Experimental results on MVImgNet and ShapeNet-SRN showcase superior PSNR and LPIPS scores, highlighting its robustness in unconstrained environments.

A Review of "NViST: In the Wild New View Synthesis from a Single Image with Transformers"

The paper "NViST: In the Wild New View Synthesis from a Single Image with Transformers" by Wonbong Jang and Lourdes Agapito presents a transformer-based architecture for novel view synthesis (NVS) from a single image captured in real-world conditions. This work aims to address the challenges of NVS when handling diverse and complex scenes in unstructured environments, a significant departure from traditional object-centered and synthetic dataset methodologies frequently seen in this research domain.

Methodology Overview

The authors introduce NViST, leveraging the transformer architecture to efficiently translate a single image into a novel 3D viewpoint. The model architecture consists of three main components: an encoder, a decoder, and a renderer. The encoder uses a fine-tuned Masked Autoencoder (MAE) to extract feature tokens from the input image. The decoder, leveraging cross-attention mechanisms, transforms these tokens into a vector-matrix representation of a radiance field, which is then volumetrically rendered.

A key innovation in NViST is the use of relative camera pose instead of requiring alignment to a canonical view, thus broadening its applicability to casually captured datasets. Additionally, the architecture incorporates novel ways of handling scale ambiguities by conditioning on camera parameters using adaptive layer normalization.

Dataset and Training

NViST is trained using MVImgNet, a large-scale dataset comprising real-world images from over 177 categories. This dataset, which spans a broad range of common objects and complex scenes, provides the model with sufficient variability to learn generalizable scene representations. The training process involves a balance of losses, including a photometric L2 loss, a perceptual loss (LPIPS), and a distortion-based regularizer, which together enhance the fidelity of synthesized views.

Evaluation and Results

NViST demonstrates substantial improvements over existing methods like PixelNeRF and VisionNeRF, especially in handling in-the-wild scenes with varying backgrounds and occlusions. The model also generalizes well to unseen categories and out-of-distribution scenes captured with mobile phones. Quantitative metrics on the MVImgNet dataset show superior PSNR and LPIPS scores compared to previous approaches.

In addition to standard benchmarks, the paper also evaluates NViST on the ShapeNet-SRN dataset to validate its performance in a more controlled synthetic environment.

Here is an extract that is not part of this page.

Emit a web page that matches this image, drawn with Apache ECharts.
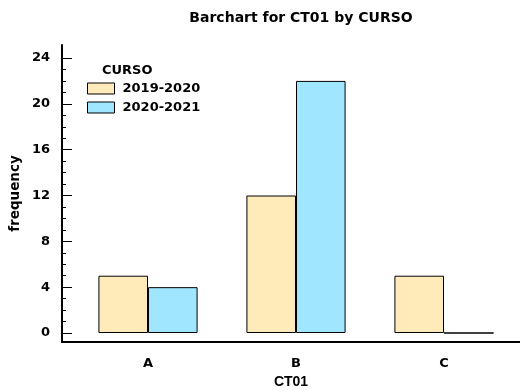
<!DOCTYPE html>
<html>
<head>
<meta charset="utf-8">
<script src="https://cdn.jsdelivr.net/npm/echarts@6/dist/echarts.min.js"></script>
<style>html,body{margin:0;padding:0;background:#fff}#c{width:520px;height:390px}</style>
</head>
<body>
<div id="c"></div>
<script>
const categories = ['A', 'B', 'C'];
const seriesNames = ['2019-2020', '2020-2021'];
const values2019 = [5, 12, 5];
const values2020 = [4, 22, 0];
const yTicks = [0, 4, 8, 12, 16, 20, 24];

const font = 'DejaVu Sans, sans-serif';
const chart = echarts.init(document.getElementById('c'), null, {renderer: 'canvas'});
chart.setOption({
  animation: false,
  backgroundColor: '#fff',
  title: [
    {text: 'Barchart for CT01 by CURSO', left: 301, top: 11, textAlign: 'center', padding: 0,
     textStyle: {fontFamily: font, fontWeight: 'bold', fontSize: 14, color: '#000'}},
    {text: 'CURSO', left: 102, top: 64, padding: 0,
     textStyle: {fontFamily: font, fontWeight: 'bold', fontSize: 13, color: '#000'}}
  ],
  legend: {
    orient: 'vertical', left: 87, top: 82, itemWidth: 27, itemHeight: 11, itemGap: 6,
    padding: 0, icon: 'rect',
    data: seriesNames,
    textStyle: {fontFamily: font, fontWeight: 'bold', fontSize: 13, color: '#000', padding: [0, 0, 0, 3]},
    itemStyle: {borderColor: '#000', borderWidth: 1}
  },
  grid: [
    {left: 74, right: 2, top: 58, bottom: 57, containLabel: false, outerBoundsMode: 'none'},
    {left: 62, right: 0, top: 45, bottom: 48, containLabel: false, outerBoundsMode: 'none'}
  ],
  xAxis: [
    {type: 'category', gridIndex: 0, data: categories, offset: 9,
     axisLine: {show: false}, axisTick: {show: false},
     axisLabel: {margin: 15, fontFamily: font, fontWeight: 'bold', fontSize: 13, color: '#000'}},
    {type: 'value', gridIndex: 1, min: 0, max: 1,
     axisLine: {show: true, onZero: false, lineStyle: {color: '#000', width: 2}},
     axisTick: {show: false}, axisLabel: {show: false}, splitLine: {show: false},
     name: 'CT01', nameLocation: 'middle', nameGap: 33,
     nameTextStyle: {fontFamily: 'Liberation Sans, Arial, sans-serif', fontWeight: 'bold', fontSize: 14, color: '#000'}}
  ],
  yAxis: [
    {type: 'value', gridIndex: 0, min: yTicks[0], max: yTicks[yTicks.length - 1], interval: 4,
     offset: 12,
     axisLine: {show: false},
     axisTick: {show: true, inside: true, length: 10, lineStyle: {color: '#000', width: 1}},
     minorTick: {show: true, splitNumber: 4, length: 4, lineStyle: {color: '#000', width: 1}},
     splitLine: {show: false},
     axisLabel: {margin: 12, fontFamily: font, fontWeight: 'bold', fontSize: 13, color: '#000'}},
    {type: 'value', gridIndex: 1, min: 0, max: 1,
     axisLine: {show: true, onZero: false, lineStyle: {color: '#000', width: 2}},
     axisTick: {show: false}, axisLabel: {show: false}, splitLine: {show: false},
     name: 'frequency', nameLocation: 'middle', nameGap: 40,
     nameTextStyle: {fontFamily: font, fontWeight: 'bold', fontSize: 13.5, color: '#000'}}
  ],
  series: [
    {name: seriesNames[0], type: 'bar', xAxisIndex: 0, yAxisIndex: 0, data: values2019,
     barGap: '0%', barCategoryGap: '33%',
     itemStyle: {color: '#FFEBB9', borderColor: '#000', borderWidth: 1}},
    {name: seriesNames[1], type: 'bar', xAxisIndex: 0, yAxisIndex: 0, data: values2020,
     barGap: '0%', barCategoryGap: '33%',
     itemStyle: {color: '#A0E6FF', borderColor: '#000', borderWidth: 1}}
  ]
});
</script>
</body>
</html>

Though this requires a different training setup, the model's use of relative camera poses remains consistent, showcasing its robustness across datasets.

Implications and Future Directions

This research presents significant implications for real-world applications of NVS, such as augmented reality, telepresence, and interactive entertainment, where capturing novel views from casual images is highly desired. The methodological advancements in handling relative poses and unstructured data potentially pave the way for more adaptable NVS models in various real-world scenarios.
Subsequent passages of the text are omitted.